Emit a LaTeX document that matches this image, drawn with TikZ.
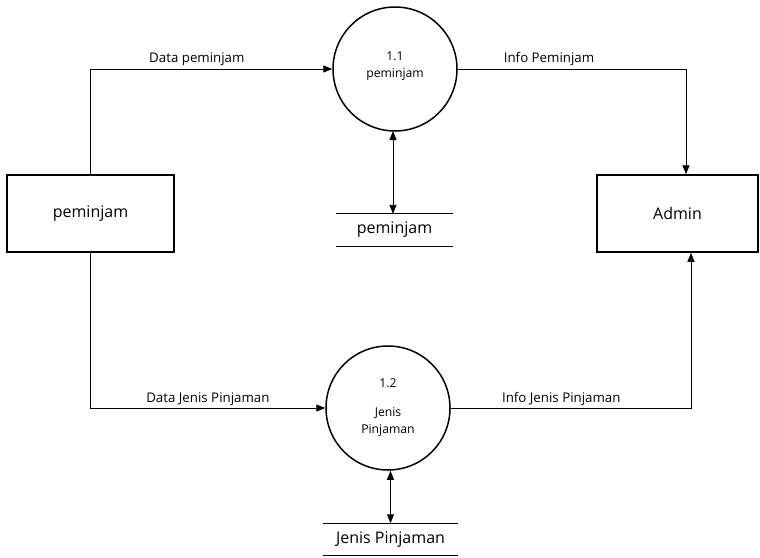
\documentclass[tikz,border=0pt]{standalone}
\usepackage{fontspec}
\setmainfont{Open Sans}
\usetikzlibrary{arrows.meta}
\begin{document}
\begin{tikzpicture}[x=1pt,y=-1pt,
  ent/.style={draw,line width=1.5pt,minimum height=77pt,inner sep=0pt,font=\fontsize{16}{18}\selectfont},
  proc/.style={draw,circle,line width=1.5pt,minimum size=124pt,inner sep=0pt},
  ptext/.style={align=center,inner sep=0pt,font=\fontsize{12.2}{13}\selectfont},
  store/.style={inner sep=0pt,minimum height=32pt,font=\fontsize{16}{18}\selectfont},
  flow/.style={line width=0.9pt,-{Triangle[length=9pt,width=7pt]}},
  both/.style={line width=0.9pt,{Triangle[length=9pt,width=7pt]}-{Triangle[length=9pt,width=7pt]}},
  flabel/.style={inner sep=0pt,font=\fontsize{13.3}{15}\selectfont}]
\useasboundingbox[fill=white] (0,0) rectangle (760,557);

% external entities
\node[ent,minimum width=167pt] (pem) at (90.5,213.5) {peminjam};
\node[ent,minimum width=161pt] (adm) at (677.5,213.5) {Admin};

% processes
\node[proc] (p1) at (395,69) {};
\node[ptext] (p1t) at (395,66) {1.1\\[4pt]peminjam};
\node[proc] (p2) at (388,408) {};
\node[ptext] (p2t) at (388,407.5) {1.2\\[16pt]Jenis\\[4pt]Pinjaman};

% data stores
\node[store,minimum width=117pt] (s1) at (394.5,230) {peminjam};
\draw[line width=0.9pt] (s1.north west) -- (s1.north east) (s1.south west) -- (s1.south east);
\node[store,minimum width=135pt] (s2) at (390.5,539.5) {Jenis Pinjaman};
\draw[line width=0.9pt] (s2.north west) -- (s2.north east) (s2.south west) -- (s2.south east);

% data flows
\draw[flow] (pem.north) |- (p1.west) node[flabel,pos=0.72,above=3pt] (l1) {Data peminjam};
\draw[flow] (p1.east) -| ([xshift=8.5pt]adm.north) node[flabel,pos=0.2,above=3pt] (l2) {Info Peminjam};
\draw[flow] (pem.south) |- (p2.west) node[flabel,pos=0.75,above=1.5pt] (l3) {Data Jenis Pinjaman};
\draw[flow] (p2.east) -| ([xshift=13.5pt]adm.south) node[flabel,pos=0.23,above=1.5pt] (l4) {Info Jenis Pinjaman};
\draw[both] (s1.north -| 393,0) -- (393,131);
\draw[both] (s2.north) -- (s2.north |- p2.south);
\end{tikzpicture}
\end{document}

(REQUIRED WORK): Pictures are excluded; extract exactly the lines from the start of the data through the line that holds "width=161pt] (adm) at", both ends included.

(RESULT OF THE EXERCISE):
Emit a LaTeX document that matches this image, drawn with TikZ.
\documentclass[tikz,border=0pt]{standalone}
\usepackage{fontspec}
\setmainfont{Open Sans}
\usetikzlibrary{arrows.meta}
\begin{document}
\begin{tikzpicture}[x=1pt,y=-1pt,
  ent/.style={draw,line width=1.5pt,minimum height=77pt,inner sep=0pt,font=\fontsize{16}{18}\selectfont},
  proc/.style={draw,circle,line width=1.5pt,minimum size=124pt,inner sep=0pt},
  ptext/.style={align=center,inner sep=0pt,font=\fontsize{12.2}{13}\selectfont},
  store/.style={inner sep=0pt,minimum height=32pt,font=\fontsize{16}{18}\selectfont},
  flow/.style={line width=0.9pt,-{Triangle[length=9pt,width=7pt]}},
  both/.style={line width=0.9pt,{Triangle[length=9pt,width=7pt]}-{Triangle[length=9pt,width=7pt]}},
  flabel/.style={inner sep=0pt,font=\fontsize{13.3}{15}\selectfont}]
\useasboundingbox[fill=white] (0,0) rectangle (760,557);

% external entities
\node[ent,minimum width=167pt] (pem) at (90.5,213.5) {peminjam};
\node[ent,minimum width=161pt] (adm) at (677.5,213.5) {Admin};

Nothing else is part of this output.